An old but very true saying: “The best camera in the world is the one you have in your hand.” The camera I had in my hand on that Sunday afternoon was my iPhone 4, and I had maybe 3 seconds to get set to capture what I knew could become a good shot of a mother on skates and her son on a push scooter crossing the street. Here was the result:
I did get lucky enough to capture a good composition (look at the triange formed by her head, her right foot and his left foot) that depicts an interesting scene and a contrast between light and dark, but let’s face it–I jiggled the camera. It’s a bad carpenter who blames his tools, and I won’t blame my phone. But as I have written before, it’s easy to take a bad photo these days, but even easier to make it look decent. So I present to you now the results of my experiments with various photo editing programs.
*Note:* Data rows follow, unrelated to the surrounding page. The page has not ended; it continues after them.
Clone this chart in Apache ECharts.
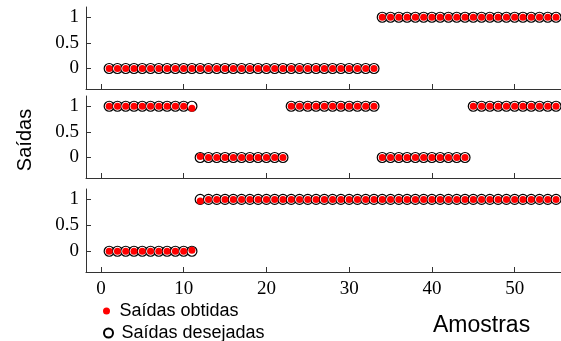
<!DOCTYPE html>
<html>
<head>
<meta charset="utf-8">
<script src="https://cdn.jsdelivr.net/npm/echarts@6/dist/echarts.min.js"></script>
<style>html,body{margin:0;padding:0;background:#fff}#c{width:561px;height:341px}</style>
</head>
<body>
<div id="c"></div>
<script>
const samples = [1,2,3,4,5,6,7,8,9,10,11,12,13,14,15,16,17,18,19,20,21,22,23,24,25,26,27,28,29,30,31,32,33,34,35,36,37,38,39,40,41,42,43,44,45,46,47,48,49,50,51,52,53,54,55];
const desired1 = [0,0,0,0,0,0,0,0,0,0, 0,0,0,0,0,0,0,0,0,0, 0,0,0,0,0,0,0,0,0,0, 0,0,0, 1,1,1,1,1,1,1, 1,1,1,1,1,1,1,1,1,1, 1,1,1,1,1];
const obtained1 = [0,0,0,0,0,0,0,0,0,0, 0,0,0,0,0,0,0,0,0,0, 0,0,0,0,0,0,0,0,0,0, 0,0,0, 1,1,1,1,1,1,1, 1,1,1,1,1,1,1,1,1,1, 1,1,1,1,1];
const desired2 = [1,1,1,1,1,1,1,1,1,1,1, 0,0,0,0,0,0,0,0,0,0,0, 1,1,1,1,1,1,1,1,1,1,1, 0,0,0,0,0,0,0,0,0,0,0, 1,1,1,1,1,1,1,1,1,1,1];
const obtained2 = [1,1,1,1,1,1,1,1,1,1,0.96, 0.02,0,0,0,0,0,0,0,0,0,0, 1,1,1,1,1,1,1,1,1,1,1, 0,0,0,0,0,0,0,0,0,0,0, 1,1,1,1,1,1,1,1,1,1,1];
const desired3 = [0,0,0,0,0,0,0,0,0,0,0, 1,1,1,1,1,1,1,1,1,1,1,1,1,1,1,1,1,1,1,1,1,1,1,1,1,1,1,1,1,1,1,1,1,1,1,1,1,1,1,1,1,1,1,1];
const obtained3 = [0,0,0,0,0,0,0,0,0,0,0.02, 0.97,1,1,1,1,1,1,1,1,1,1,1,1,1,1,1,1,1,1,1,1,1,1,1,1,1,1,1,1,1,1,1,1,1,1,1,1,1,1,1,1,1,1,1];
const xTicks = [0,10,20,30,40,50];
const yTicks = [0,0.5,1];
const nameObt = 'Saídas obtidas';
const nameDes = 'Saídas desejadas';

const chart = echarts.init(document.getElementById('c'));
const grids = [
  {left:86, width:475, top:7, height:82},
  {left:86, width:475, top:96, height:82},
  {left:86, width:475, top:189, height:83}
];
const axisLineStyle = {lineStyle:{color:'#333', width:1}};
const xAxes = grids.map((g,i)=>({
  type:'value', gridIndex:i, min:-1.8, max:55.6,
  axisLine:{show:true, onZero:false, ...axisLineStyle},
  axisTick:{show:true, inside:true, length:5, customValues:xTicks, lineStyle:{color:'#333'}},
  axisLabel:{show:i===2, customValues:xTicks, fontFamily:'Liberation Serif', fontSize:19, color:'#000', margin:8},
  splitLine:{show:false}
}));
const yAxes = grids.map((g,i)=>({
  type:'value', gridIndex:i, min:-0.4, max:1.2,
  axisLine:{show:true, onZero:false, ...axisLineStyle},
  axisTick:{show:true, inside:true, length:5, customValues:yTicks, lineStyle:{color:'#333'}},
  axisLabel:{show:true, customValues:yTicks, fontFamily:'Liberation Serif', fontSize:19, color:'#000', margin:7,
    formatter:v=>String(v)},
  splitLine:{show:false}
}));
const pairs = [[desired1,obtained1],[desired2,obtained2],[desired3,obtained3]];
const series = [];
pairs.forEach((p,i)=>{
  series.push({
    type:'scatter', name:nameDes, xAxisIndex:i, yAxisIndex:i,
    data:samples.map((s,k)=>[s,p[0][k]]),
    symbol:'circle', symbolSize:10, z:2, silent:true,
    itemStyle:{color:'#fff', borderColor:'#000', borderWidth:1.2, opacity:1}
  });
  series.push({
    type:'scatter', name:nameObt, xAxisIndex:i, yAxisIndex:i,
    data:samples.map((s,k)=>[s,p[1][k]]),
    symbol:'circle', symbolSize:7, z:3, silent:true,
    itemStyle:{color:'#ff0000', opacity:1}
  });
});
const legendText = {fontFamily:'Liberation Sans', fontSize:18, color:'#000'};
chart.setOption({
  animation:false,
  grid:grids,
  xAxis:xAxes,
  yAxis:yAxes,
  series:series,
  legend:[
    {orient:'vertical', left:103, top:302, padding:0, itemWidth:16, itemHeight:7, data:[{name:nameObt}], textStyle:legendText, selectedMode:false},
    {orient:'vertical', left:103, top:324, padding:0, itemWidth:16, itemHeight:9, data:[{name:nameDes}], textStyle:legendText, selectedMode:false}
  ],
  graphic:[
    {type:'text', left:433, top:314, style:{text:'Amostras', font:'23px "Liberation Sans"', fill:'#000'}},
    {type:'text', x:25, y:140, rotation:Math.PI/2, style:{text:'Saídas', font:'20px "Liberation Sans"', fill:'#000', align:'center', verticalAlign:'middle'}}
  ]
});
</script>
</body>
</html>
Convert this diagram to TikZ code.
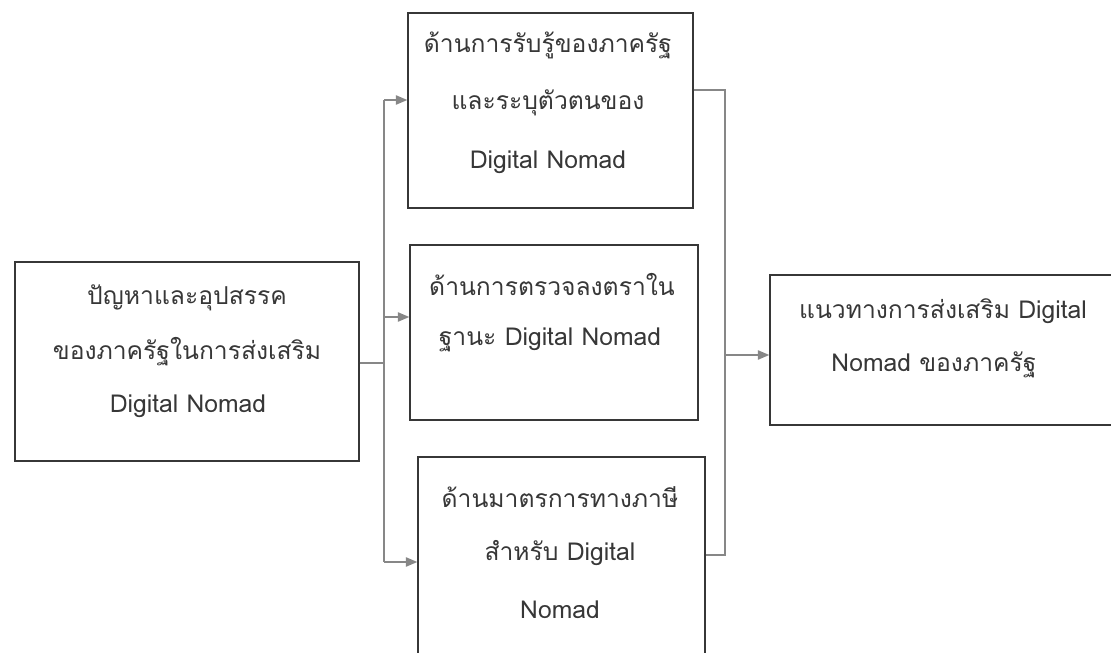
\documentclass[tikz,border=0pt]{standalone}
\usepackage{fontspec}
\setmainfont[Script=Thai]{Loma}
\usetikzlibrary{arrows.meta}
\definecolor{boxc}{RGB}{55,55,55}
\definecolor{linec}{RGB}{135,135,135}
\definecolor{txtc}{RGB}{55,55,55}
\tikzset{
  box/.style={draw=boxc, line width=1.1pt, rectangle, inner sep=0pt},
  conn/.style={draw=linec, line width=0.9pt},
  arr/.style={conn, -{Triangle[length=8.5pt,width=7pt]}, shorten >=0pt},
  txt/.style={text=txtc, font=\fontsize{18.5}{40}\selectfont, align=center, inner sep=0pt}
}
\begin{document}
\begin{tikzpicture}[x=0.75pt,y=-0.75pt]
\useasboundingbox (0,0) rectangle (1111,653);
\clip (0,0) rectangle (1111,653);
% boxes
\node[box, minimum width=344*0.75pt, minimum height=199*0.75pt] (left) at (187,361.5) {};
\node[box, minimum width=285*0.75pt, minimum height=195*0.75pt] (top) at (550.5,110.5) {};
\node[box, minimum width=288*0.75pt, minimum height=175*0.75pt] (mid) at (554,332.5) {};
\node[box, minimum width=287*0.75pt, minimum height=210*0.75pt] (bot) at (561.5,562) {};
\node[box, minimum width=345*0.75pt, minimum height=150*0.75pt] (right) at (942.5,350) {};
% texts
\node[txt] (tl1) at (187,298) {ปัญหาและอุปสรรค};
\node[txt] (tl2) at (187,352) {ของภาครัฐในการส่งเสริม};
\node[txt] (tl3) at (188,406) {Digital Nomad};
\node[txt] (tt1) at (548,45) {ด้านการรับรู้ของภาครัฐ};
\node[txt] (tt2) at (548,103) {และระบุตัวตนของ};
\node[txt] (tt3) at (548,162) {Digital Nomad};
\node[txt] (tm1) at (552,284) {ด้านการตรวจลงตราใน};
\node[txt] (tm2) at (550,340) {ฐานะ Digital Nomad};
\node[txt] (tb1) at (560,497) {ด้านมาตรการทางภาษี};
\node[txt] (tb2) at (560,553) {สำหรับ Digital};
\node[txt] (tb3) at (560,610) {Nomad};
\node[txt] (tr1) at (943,311) {แนวทางการส่งเสริม Digital};
\node[txt] (tr2) at (934,365) {Nomad ของภาครัฐ};
% junction coordinates
\coordinate (jl) at (384,363);
\coordinate (jlt) at (384,100);
\coordinate (jlm) at (384,317);
\coordinate (jlb) at (384,562);
\coordinate (jrt) at (725,90);
\coordinate (jrb) at (725,555);
\coordinate (jrm) at (725,355);
% connectors
\draw[conn] (left.east |- jl) -- (jl);
\draw[conn] (jlt) -- (jlb);
\draw[arr] (jlt) -- (jlt -| top.west);
\draw[arr] (jlm) -- (jlm -| mid.west);
\draw[arr] (jlb) -- (jlb -| bot.west);
\draw[conn] (jrt -| top.east) -- (jrt) -- (jrb) -- (jrb -| bot.east);
\draw[arr] (jrm) -- (jrm -| right.west);
\end{tikzpicture}
\end{document}
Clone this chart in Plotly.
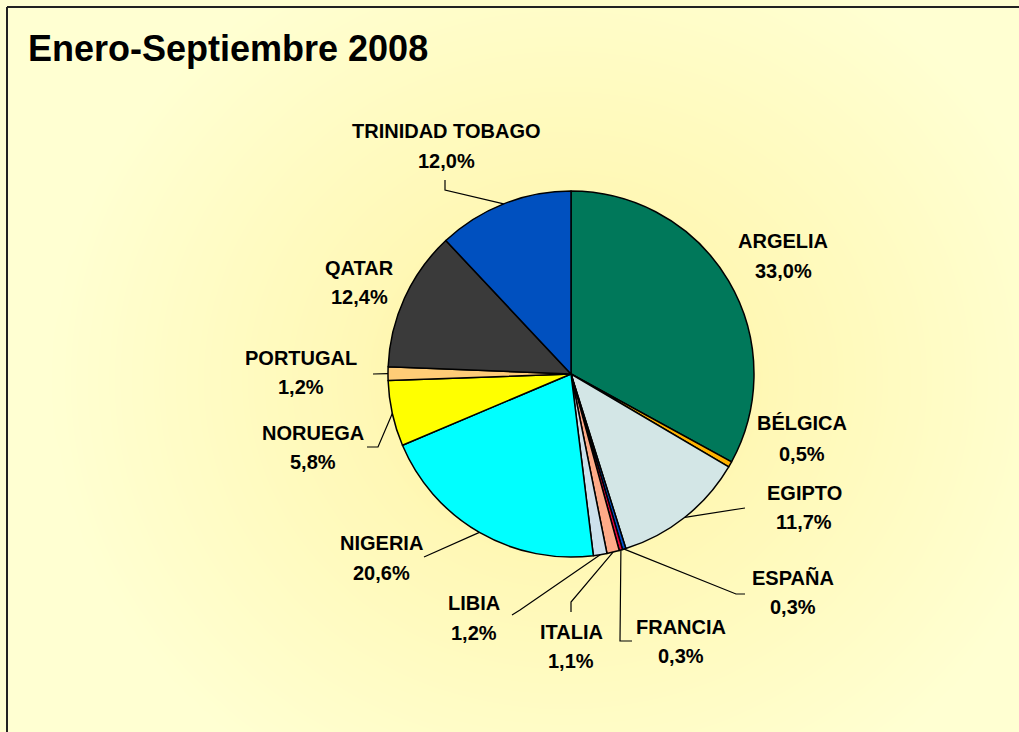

Color Splash Studio performs one trick very, very well. It will turn every part of a color photo into B&W except the areas you want. Worked pretty well here.
I chose the Daguerrotype setting in Flare, a program that will make your photograph look like a daguerrotype, vintage Kodachrome, or other old-tyme photos.
Sketcher, a program that will turn photos into a variety of paintings, created this “watercolor” effect. It has four settings for adjusting your picture that you can adjust from 0-100, hence the “72-100-100-40” notation. I might want to use that setting again someday.
FX Studio Pro is a more sophisticated version of Flare, with a lot more options and settings. Here I chose Pastel, and added a sort of stippling effect.
Finally, just for fun I uploaded IMG_2523 to my telephone and edited it with a few graphics programs there. First is a fun little one-trick pony called Popsicolor, which basically posterizes your picture with 1-2 colors.
I used the “Mint” and “Cotton Candy” (light blue) settings. Finally, something called Grungetastic, with a setting that had a particularly psychadelic effect called “Bleached 7.”
Of course you won’t read any silly and extravagant claims here that any of these “works of art” are masterpieces. Nonetheless, I hope this inspires you to take another look at some of your allegedly less successful photos. Perhaps you’ll see some means of salvaging a decent work of art.
Now before I conclude, be honest with me here: how many of you read the phrase “uploaded IMG_2523 to my telephone and edited it with a few graphics programs” and failed to realize just how shocking that phrase is? Think about it: I uploaded a photograph to a telephone to edit it with software found only on said telephone. Do you realize that only a few years ago, that phrase was impossible?!